Penn and Teller are really idiots, though. I know people find Luntz’s work morally reprehensible, but he’s totally up front about what he does, which I find kind of refreshing. It’s not as if what he does (i.e. spin) is done only by him. Other people just portray what they’re doing as “Truth,” while Luntz demonstrates how practically everything is “situated” and depends on perspective.
As for privatization…I don’t like either option (gov vs private). I think both institutions have a way of undermining community cohesiveness, the lack of which, I’m convinced, is at the heart of the acrimony we see in the US today. I don’t have an alternative, but it might be nice if we had as a goal something broader and more dependent on overall well-being, rather than tied solely to economic efficiency.
I had a sudden moment of clarity a few years back in discussing fundamentalist religion with a math colleague from Iran. He is passionate but sensible, broadly educated and logical. We were commiserating about inane conversations with fundamentalist nutters and he said, “I always interrupt the discussion at the beginning to ask matter-of-factly, can you please define what you mean by ‘god.’” This brings everything into focus, if you think about it.

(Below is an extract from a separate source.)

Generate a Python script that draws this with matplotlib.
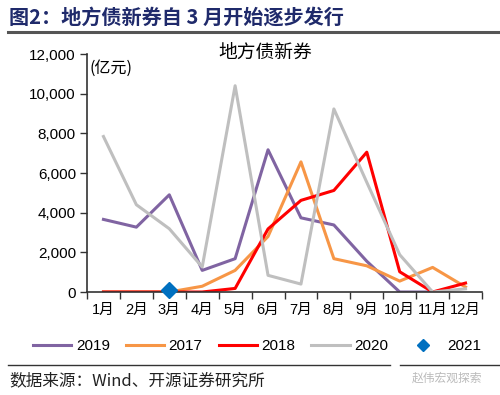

I am recently coming to the understanding that asking people (anyone-not just nutters), “can you please define what you mean by ‘government,’” has a similar clarifying effect. Giving a detailed answer to this question has become more and more difficult. From a traditional point of view, more weird things are *not* government and also more weird things *are* government. To make matters more difficult, the mention of the word now causes a dysfunctional foaming at the mouth among many. Your essay brings us down to a basic irreducible concept: money goes in, money goes out, shit gets done (maybe). Who pays? Who receives? How much? Who gets shit done? “The pocket of your middle-class neighbor” versus “the pocket of the CEO who lives in the walled community where the guard will taze you if you try to enter” is a clear demonstration of this clarity.
The Penn and Teller bit is hilarious.